Examples and Use Cases
Implementing redirect validation rigorously often introduces friction in user journeys and automation flows, requiring organisations to weigh conversion or integration simplicity against stronger destination verification.
- A login page on a trusted SaaS domain forwards to an external consent screen that quietly shifts the user into an attacker-hosted callback path.
- An email link passes through a legitimate redirector, defeating casual inspection and obscuring the final phishing page until after a token is entered.
- An AI assistant follows a documented help-center redirect that ultimately lands on a lookalike domain designed to harvest session cookies or API tokens, a pattern discussed in the LLMjacking article.
- A federated identity flow uses multiple service domains, and one intermediate redirect is compromised, allowing attackers to intercept code exchange or authorization context.
- A browser automation script or crawler follows chained redirects without human judgment, making it easier for a malicious hop to inherit legitimacy from the first link in the chain.
These cases are especially relevant when redirect behavior intersects with token exchange, because a seemingly normal navigation step can still carry sensitive state. For broader context on how exposed identities get operationalised quickly, see the DeepSeek breach and the NIST view of access and control under the NIST Cybersecurity Framework 2.0.
Why It Matters in NHI Security
Trusted redirect chains are dangerous because they exploit a gap between perception and control. In NHI environments, that gap can expose service account credentials, OAuth codes, API keys, or session tokens that were never meant to leave the trusted workflow. Once the chain crosses into attacker infrastructure, defenders may still see the original reputable domain in logs, which complicates triage and delays containment.
This is one reason redirect-based abuse belongs in NHI threat modeling alongside secret sprawl and token replay. NHIMG research on secrets shows that the average time to remediate a leaked secret is 27 days, even though 75% of organisations report strong confidence in their secrets management capabilities. That mismatch becomes more severe when redirect chains hide where a credential was actually delivered.
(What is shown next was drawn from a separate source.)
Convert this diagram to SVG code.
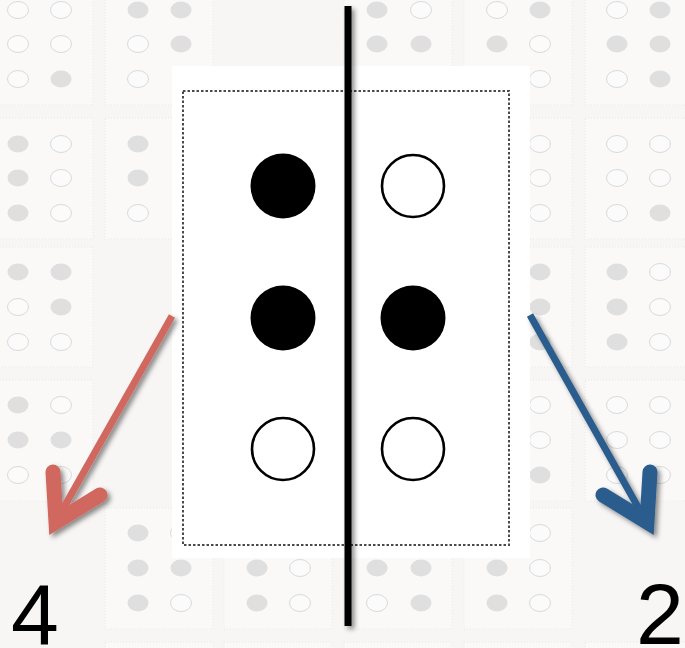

The State of Secrets in AppSec underscores how quickly weak secret governance turns into live exposure, while the NIST Cybersecurity Framework 2.0 reinforces the need to verify access pathways, not just endpoints.
Organisations typically encounter the operational impact only after a token has been replayed or a fraudulent callback has completed, at which point the trusted redirect chain becomes impossible to ignore.
Standards & Framework Alignment
This section maps relevant standards and security frameworks to the operational risks and controls described in this guidance.
OWASP Non-Human Identity Top 10 address the attack and risk surface, while NIST CSF 2.0 and NIST CSF 2.0 set the governance and control requirements practitioners need to meet.
| Framework | Control / Reference | Relevance |
|---|---|---|
| OWASP Non-Human Identity Top 10 | NHI-02 | Redirect chains often enable secret and token exposure through deceptive trust transfer. |
| NIST CSF 2.0 | PR.AC-4 | Access pathways must be validated because redirect abuse can bypass intended access decisions. |
| NIST CSF 2.0 | DE.CM-8 | Monitoring helps detect anomalous redirect behavior and suspicious authorization handoffs. |
Inspect redirect flows for hidden hops and block any path that can expose NHI secrets or session state.